Beach in Mahé island, Seychelles

Anse Intendance is a beach situated in the southwest coast of Mahé island, Seychelles.

== Location ==
The beach is situated in the Takamaka district of the island, roughly 30 km from the capital city, Victoria.

To reach Anse Intendance from the West Coast Road, also known as Latanier Road, head south towards the South Coast Road (Route 5) until you reach the Quatre Bornes police station. From the East Coast Road, also known as Grand Anse Road, drive south until you reach the same police junction. From the Quatre Bornes police station, take the 1.7 km concrete road to the beach.

== Flora and fauna ==
The beach is a significant nesting site for Hawksbill sea turtles (Eretmochelys imbricata). In 2006, Cyclone Bondo caused severe erosion, destroying nearly 90% of the turtle nests at Intendance.
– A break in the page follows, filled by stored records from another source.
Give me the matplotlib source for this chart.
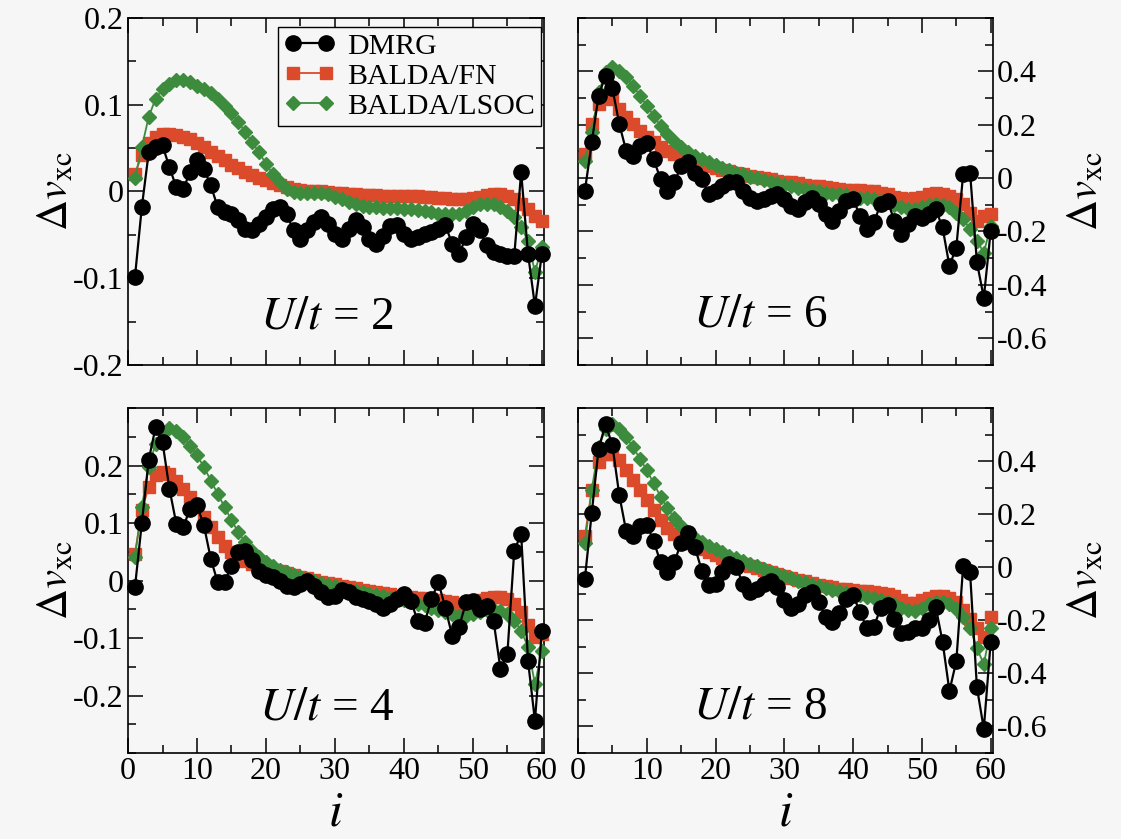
import numpy as np
import matplotlib.pyplot as plt
from matplotlib.ticker import MultipleLocator

plt.rcParams['font.family'] = 'Liberation Serif'
plt.rcParams['mathtext.fontset'] = 'stix'

i = np.arange(1, 61)

# U/t = 2
dmrg_u2 = [-0.099, -0.018, 0.045, 0.051, 0.053, 0.028, 0.005, 0.003, 0.022, 0.036,
           0.026, 0.007, -0.018, -0.024, -0.026, -0.033, -0.043, -0.045, -0.037, -0.030,
           -0.020, -0.018, -0.026, -0.045, -0.055, -0.045, -0.035, -0.030, -0.037, -0.049,
           -0.055, -0.043, -0.033, -0.041, -0.055, -0.060, -0.051, -0.040, -0.039, -0.049,
           -0.055, -0.053, -0.049, -0.047, -0.043, -0.039, -0.060, -0.072, -0.053, -0.037,
           -0.045, -0.062, -0.070, -0.072, -0.074, -0.074, 0.022, -0.072, -0.132, -0.072]
fn_u2 = [0.020, 0.042, 0.056, 0.063, 0.066, 0.066, 0.065, 0.063, 0.060, 0.056,
         0.051, 0.046, 0.041, 0.036, 0.031, 0.027, 0.023, 0.019, 0.016, 0.013,
         0.010, 0.007, 0.005, 0.003, 0.002, 0.001, 0.000, 0.000, -0.001, -0.002,
         -0.002, -0.003, -0.003, -0.004, -0.004, -0.004, -0.005, -0.005, -0.005, -0.005,
         -0.005, -0.005, -0.006, -0.006, -0.007, -0.008, -0.009, -0.009, -0.009, -0.008,
         -0.006, -0.004, -0.003, -0.003, -0.005, -0.009, -0.014, -0.020, -0.028, -0.034]
lsoc_u2 = [0.015, 0.051, 0.086, 0.107, 0.118, 0.124, 0.128, 0.129, 0.126, 0.122,
           0.118, 0.113, 0.107, 0.099, 0.090, 0.080, 0.068, 0.057, 0.045, 0.032,
           0.020, 0.011, 0.003, -0.001, -0.002, -0.002, -0.002, -0.002, -0.003, -0.006,
           -0.009, -0.012, -0.015, -0.017, -0.018, -0.018, -0.019, -0.019, -0.019, -0.020,
           -0.020, -0.021, -0.022, -0.024, -0.026, -0.026, -0.026, -0.026, -0.022, -0.018,
           -0.015, -0.014, -0.015, -0.018, -0.022, -0.030, -0.041, -0.057, -0.093, -0.064]

# U/t = 6
dmrg_u6 = [-0.048, 0.134, 0.309, 0.384, 0.336, 0.203, 0.103, 0.084, 0.121, 0.131,
           0.071, -0.004, -0.048, -0.016, 0.046, 0.059, 0.020, -0.004, -0.060, -0.048,
           -0.029, -0.014, -0.016, -0.048, -0.073, -0.085, -0.079, -0.066, -0.060, -0.079,
           -0.104, -0.116, -0.091, -0.073, -0.098, -0.135, -0.160, -0.123, -0.085, -0.079,
           -0.141, -0.191, -0.166, -0.098, -0.085, -0.160, -0.210, -0.173, -0.141, -0.148,
           -0.135, -0.116, -0.185, -0.329, -0.260, 0.015, 0.021, -0.316, -0.448, -0.198]
fn_u6 = [0.090, 0.203, 0.278, 0.303, 0.296, 0.259, 0.228, 0.203, 0.178, 0.153,
         0.134, 0.115, 0.103, 0.090, 0.078, 0.068, 0.059, 0.051, 0.044, 0.038,
         0.031, 0.025, 0.019, 0.014, 0.009, 0.004, -0.001, -0.005, -0.009, -0.013,
         -0.016, -0.020, -0.024, -0.028, -0.031, -0.035, -0.038, -0.040, -0.043, -0.044,
         -0.045, -0.048, -0.050, -0.054, -0.060, -0.069, -0.076, -0.079, -0.076, -0.069,
         -0.060, -0.056, -0.058, -0.066, -0.079, -0.098, -0.129, -0.160, -0.141, -0.135]
lsoc_u6 = [0.065, 0.171, 0.321, 0.396, 0.415, 0.403, 0.378, 0.346, 0.309, 0.271,
           0.234, 0.196, 0.165, 0.140, 0.118, 0.099, 0.084, 0.071, 0.059, 0.049,
           0.039, 0.030, 0.021, 0.014, 0.006, -0.001, -0.008, -0.014, -0.020, -0.026,
           -0.031, -0.036, -0.041, -0.046, -0.050, -0.054, -0.058, -0.061, -0.065, -0.069,
           -0.073, -0.076, -0.080, -0.085, -0.091, -0.100, -0.110, -0.116, -0.116, -0.110,
           -0.101, -0.098, -0.101, -0.110, -0.129, -0.154, -0.191, -0.235, -0.279, -0.179]

# U/t = 4
dmrg_u4 = [-0.012, 0.100, 0.210, 0.267, 0.241, 0.160, 0.099, 0.093, 0.125, 0.131,
           0.096, 0.038, -0.003, -0.003, 0.026, 0.049, 0.052, 0.035, 0.017, 0.009,
           0.006, 0.000, -0.009, -0.012, -0.006, 0.000, -0.009, -0.020, -0.029, -0.026,
           -0.017, -0.020, -0.029, -0.032, -0.035, -0.041, -0.047, -0.041, -0.032, -0.023,
           -0.035, -0.070, -0.073, -0.032, -0.003, -0.047, -0.096, -0.081, -0.038, -0.035,
           -0.049, -0.044, -0.070, -0.154, -0.128, 0.052, 0.081, -0.140, -0.244, -0.087]
fn_u4 = [0.047, 0.122, 0.163, 0.183, 0.189, 0.185, 0.174, 0.160, 0.145, 0.128,
         0.110, 0.093, 0.076, 0.061, 0.049, 0.041, 0.034, 0.029, 0.025, 0.022,
         0.019, 0.016, 0.013, 0.010, 0.007, 0.004, 0.001, -0.002, -0.004, -0.006,
         -0.009, -0.011, -0.013, -0.016, -0.018, -0.020, -0.022, -0.024, -0.026, -0.027,
         -0.028, -0.030, -0.031, -0.032, -0.034, -0.035, -0.038, -0.040, -0.040, -0.037,
         -0.034, -0.031, -0.029, -0.029, -0.032, -0.041, -0.055, -0.078, -0.099, -0.093]
lsoc_u4 = [0.041, 0.128, 0.198, 0.238, 0.259, 0.265, 0.260, 0.250, 0.235, 0.218,
           0.198, 0.174, 0.151, 0.128, 0.105, 0.084, 0.067, 0.052, 0.041, 0.032,
           0.025, 0.019, 0.015, 0.010, 0.006, 0.003, -0.001, -0.004, -0.007, -0.010,
           -0.013, -0.016, -0.018, -0.020, -0.023, -0.025, -0.027, -0.030, -0.032, -0.034,
           -0.037, -0.040, -0.043, -0.047, -0.051, -0.055, -0.059, -0.061, -0.061, -0.058,
           -0.054, -0.051, -0.051, -0.053, -0.059, -0.070, -0.087, -0.116, -0.180, -0.122]

# U/t = 8
dmrg_u8 = [-0.043, 0.205, 0.447, 0.540, 0.460, 0.273, 0.137, 0.118, 0.155, 0.161,
           0.099, 0.019, -0.019, 0.019, 0.093, 0.130, 0.075, -0.012, -0.068, -0.062,
           -0.019, 0.012, 0.000, -0.062, -0.093, -0.081, -0.062, -0.050, -0.075, -0.124,
           -0.155, -0.137, -0.106, -0.093, -0.130, -0.186, -0.205, -0.174, -0.118, -0.106,
           -0.168, -0.230, -0.224, -0.155, -0.143, -0.193, -0.248, -0.242, -0.230, -0.230,
           -0.199, -0.149, -0.280, -0.466, -0.354, 0.006, -0.019, -0.453, -0.609, -0.280]
fn_u8 = [0.118, 0.292, 0.398, 0.429, 0.429, 0.404, 0.366, 0.329, 0.292, 0.255,
         0.217, 0.180, 0.149, 0.124, 0.106, 0.093, 0.081, 0.068, 0.056, 0.046,
         0.036, 0.027, 0.019, 0.011, 0.004, -0.004, -0.011, -0.019, -0.026, -0.034,
         -0.040, -0.046, -0.052, -0.058, -0.065, -0.071, -0.076, -0.080, -0.083, -0.086,
         -0.088, -0.091, -0.093, -0.097, -0.102, -0.109, -0.122, -0.134, -0.134, -0.124,
         -0.116, -0.109, -0.108, -0.114, -0.130, -0.161, -0.193, -0.230, -0.261, -0.186]
lsoc_u8 = [0.093, 0.292, 0.453, 0.522, 0.540, 0.522, 0.491, 0.453, 0.410, 0.366,
           0.317, 0.267, 0.224, 0.186, 0.155, 0.130, 0.112, 0.096, 0.081, 0.068,
           0.056, 0.043, 0.034, 0.024, 0.014, 0.004, -0.006, -0.016, -0.025, -0.034,
           -0.042, -0.050, -0.057, -0.065, -0.072, -0.078, -0.084, -0.091, -0.096, -0.101,
           -0.106, -0.111, -0.116, -0.122, -0.129, -0.139, -0.152, -0.161, -0.163, -0.153,
           -0.139, -0.130, -0.130, -0.140, -0.158, -0.186, -0.230, -0.304, -0.366, -0.230]

xticks = [0, 10, 20, 30, 40, 50, 60]
left_ticks = [-0.2, -0.1, 0, 0.1, 0.2]
left_labels = ['-0.2', '-0.1', '0', '0.1', '0.2']
right_ticks = [-0.6, -0.4, -0.2, 0, 0.2, 0.4]
right_labels = ['-0.6', '-0.4', '-0.2', '0', '0.2', '0.4']

red = '#dc4a2c'
green = '#3d8c3d'
bg = '#f6f6f6'

fig = plt.figure(figsize=(11.21, 8.39), dpi=100, facecolor=bg)

# [left, bottom, width, height], U, data, ylim, minor step, side, x labels?, text pos
panels = [
    ([0.1142, 0.565, 0.371, 0.4136], 2, dmrg_u2, fn_u2, lsoc_u2, (-0.2, 0.2), 0.05, 'left', False, (0.478, 0.138)),
    ([0.5156, 0.565, 0.370, 0.4136], 6, dmrg_u6, fn_u6, lsoc_u6, (-0.7, 0.6), 0.1, 'right', False, (0.439, 0.144)),
    ([0.1142, 0.1025, 0.371, 0.411], 4, dmrg_u4, fn_u4, lsoc_u4, (-0.3, 0.3), 0.05, 'left', True, (0.478, 0.13)),
    ([0.5156, 0.1025, 0.370, 0.411], 8, dmrg_u8, fn_u8, lsoc_u8, (-0.7, 0.6), 0.1, 'right', True, (0.439, 0.133)),
]

for rect, U, dm, fn, ls, ylim, mstep, side, bottom, tpos in panels:
    ax = fig.add_axes(rect, facecolor=bg)
    l2, = ax.plot(i, fn, '-s', color=red, ms=9, lw=1.3, mec=red, clip_on=False, zorder=3)
    l3, = ax.plot(i, ls, '-D', color=green, ms=7, lw=1.3, mec=green, clip_on=False, zorder=4)
    l1, = ax.plot(i, dm, '-o', color='black', ms=11, lw=1.6, clip_on=False, zorder=5)
    ax.set_xlim(0, 60.3)
    ax.set_ylim(*ylim)
    ax.set_xticks(xticks)
    ax.xaxis.set_minor_locator(MultipleLocator(5))
    ax.yaxis.set_minor_locator(MultipleLocator(mstep))
    if side == 'left':
        ax.set_yticks(left_ticks)
        ax.set_yticklabels(left_labels)
    else:
        ax.set_yticks(right_ticks)
        ax.set_yticklabels(right_labels)
        ax.yaxis.tick_right()
        ax.yaxis.set_label_position('right')
    ax.tick_params(which='both', direction='in', top=True, bottom=True, left=True, right=True,
                   labelsize=23, width=1.1, pad=3)
    ax.tick_params(which='major', length=11)
    ax.tick_params(which='minor', length=5.5)
    if bottom:
        ax.set_xticklabels([str(t) for t in xticks])
        ax.set_xlabel(r'$i$', fontsize=36, labelpad=3)
    else:
        ax.set_xticklabels([])
    ax.set_ylabel(r'$\Delta v_{\rm xc}$', fontsize=31, labelpad=-2 if side == 'left' else 14,
                  rotation=90)
    for s in ax.spines.values():
        s.set_linewidth(1.2)
    ax.text(tpos[0], tpos[1], r'$U/t$ = %d' % U, transform=ax.transAxes,
            fontsize=34, ha='center', va='center')
    if U == 2:
        leg = ax.legend([l1, l2, l3], ['DMRG', 'BALDA/FN', 'BALDA/LSOC'],
                        loc='upper right', bbox_to_anchor=(0.993, 0.974), borderaxespad=0,
                        fontsize=21.5, numpoints=2, handlelength=1.7, labelspacing=0.1,
                        handletextpad=0.4, borderpad=0.2, fancybox=False, framealpha=1,
                        facecolor=bg, edgecolor='black')
        leg.get_frame().set_linewidth(1.0)

fig.savefig('out.png', dpi=100, facecolor=bg)
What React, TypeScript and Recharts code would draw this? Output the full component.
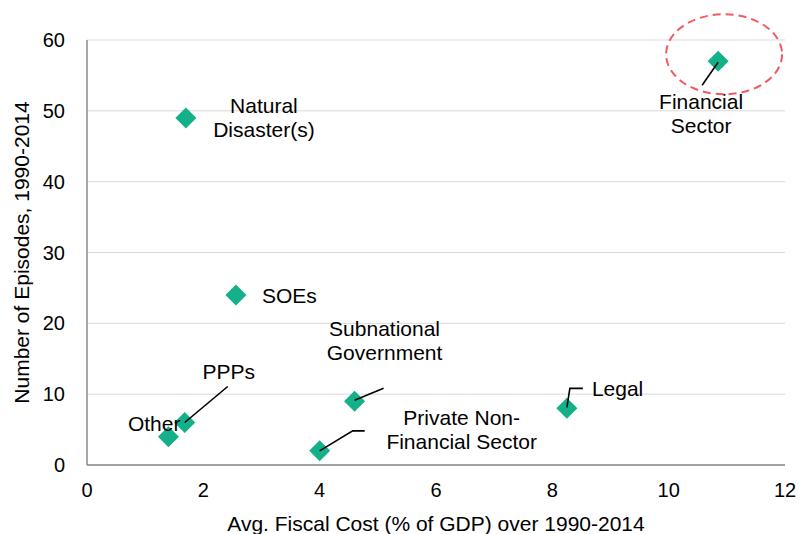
import React from "react"
import { ScatterChart, Scatter, XAxis, YAxis, CartesianGrid, Label } from "recharts"

const categories = [
  "Natural Disaster(s)",
  "Financial Sector",
  "SOEs",
  "Subnational Government",
  "PPPs",
  "Other",
  "Private Non-Financial Sector",
  "Legal",
]
const fiscalCost = [1.7, 10.85, 2.56, 4.6, 1.68, 1.4, 4.0, 8.25]
const episodes = [49, 57, 24, 9, 6, 4, 2, 8]
const xTicks = [0, 2, 4, 6, 8, 10, 12]
const yTicks = [0, 10, 20, 30, 40, 50, 60]

const data = categories.map((name, i) => ({ name, x: fiscalCost[i], y: episodes[i] }))

const FONT = "'Liberation Sans', Arial, sans-serif"
const GREEN = "#14b08a"

// label placement relative to each point: text lines, anchor, offsets, leader line
type Note = {
  lines: string[]
  dx: number
  dy: number
  anchor: "start" | "middle" | "end"
  leader?: [number, number][]
  ring?: boolean
}

const notes: Record<string, Note> = {
  "Natural Disaster(s)": { lines: ["Natural", "Disaster(s)"], dx: 78, dy: -5, anchor: "middle" },
  "Financial Sector": {
    lines: ["Financial", "Sector"],
    dx: -17,
    dy: 48,
    anchor: "middle",
    leader: [[0, 1], [-16, 24]],
    ring: true,
  },
  SOEs: { lines: ["SOEs"], dx: 26, dy: 8, anchor: "start" },
  "Subnational Government": {
    lines: ["Subnational", "Government"],
    dx: 30,
    dy: -65,
    anchor: "middle",
    leader: [[0, -1], [29, -13]],
  },
  PPPs: { lines: ["PPPs"], dx: 44, dy: -44, anchor: "middle", leader: [[0, 0], [43, -36]] },
  Other: { lines: ["Other"], dx: 12, dy: -6, anchor: "end" },
  "Private Non-Financial Sector": {
    lines: ["Private Non-", "Financial Sector"],
    dx: 142,
    dy: -26,
    anchor: "middle",
    leader: [[0, 0], [33, -20], [45, -20]],
  },
  Legal: { lines: ["Legal"], dx: 25, dy: -12, anchor: "start", leader: [[0, -1], [3, -20], [16, -20]] },
}

const Diamond = (props: any) => {
  const { cx, cy, payload } = props
  const n = notes[payload.name]
  const r = 10.5
  return (
    <g>
      {n && n.ring && (
        <ellipse
          cx={cx + 6}
          cy={cy - 7}
          rx={58}
          ry={40}
          fill="none"
          stroke="#f25a5e"
          strokeWidth={2}
          strokeDasharray="8 5"
        />
      )}
      <polygon
        points={`${cx},${cy - r} ${cx + r},${cy} ${cx},${cy + r} ${cx - r},${cy}`}
        fill={GREEN}
      />
      {n && n.leader && (
        <polyline
          points={n.leader.map(([a, b]) => `${cx + a},${cy + b}`).join(" ")}
          fill="none"
          stroke="#000"
          strokeWidth={1.6}
        />
      )}
      {n &&
        n.lines.map((t, i) => (
          <text
            key={i}
            x={cx + n.dx}
            y={cy + n.dy + i * 24}
            textAnchor={n.anchor}
            fontSize={21}
            fontFamily={FONT}
            fill="#000"
          >
            {t}
          </text>
        ))}
    </g>
  )
}

export default function App() {
  return (
    <div style={{ position: "absolute", left: 0, top: 0, width: 802, height: 534, background: "#fff" }}>
      <ScatterChart width={802} height={534} margin={{ top: 40, right: 17, bottom: 0, left: 0 }}>
        <CartesianGrid vertical={false} stroke="#d9d9d9" />
        <XAxis
          type="number"
          dataKey="x"
          domain={[0, 12]}
          ticks={xTicks}
          height={69}
          tickLine={false}
          axisLine={{ stroke: "#888888", strokeWidth: 1.5 }}
          tickMargin={12}
          tick={{ fontSize: 20, fill: "#000", fontFamily: FONT }}
        >
          <Label
            content={(p: any) => {
              const vb = p.viewBox
              return (
                <text
                  x={vb.x + vb.width / 2}
                  y={531}
                  textAnchor="middle"
                  fontSize={21}
                  fontFamily={FONT}
                  fill="#000"
                >
                  Avg. Fiscal Cost (% of GDP) over 1990-2014
                </text>
              )
            }}
          />
        </XAxis>
        <YAxis
          type="number"
          dataKey="y"
          domain={[0, 60]}
          ticks={yTicks}
          width={87}
          tickLine={false}
          axisLine={{ stroke: "#888888", strokeWidth: 1.5 }}
          tickMargin={16}
          tick={{ fontSize: 20, fill: "#000", fontFamily: FONT }}
        >
          <Label
            content={(p: any) => {
              const vb = p.viewBox
              const cy = vb.y + vb.height / 2
              return (
                <text
                  x={29}
                  y={cy}
                  transform={`rotate(-90, 29, ${cy})`}
                  textAnchor="middle"
                  fontSize={21}
                  fontFamily={FONT}
                  fill="#000"
                >
                  Number of Episodes, 1990-2014
                </text>
              )
            }}
          />
        </YAxis>
        <Scatter data={data} shape={Diamond} isAnimationActive={false} />
      </ScatterChart>
    </div>
  )
}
In 2021, the Marine Conservation Society Seychelles proposed designating Anse Intendance as a protected area on Mahé Island to safeguard hawksbill sea turtles during their nesting season, from September 1 to March 31.

== In media ==

- In 2018, CNN listed this beach among the best in Seychelles.
- In 2024, The Times listed this beach at number 4 out of the 14 best beaches in Seychelles.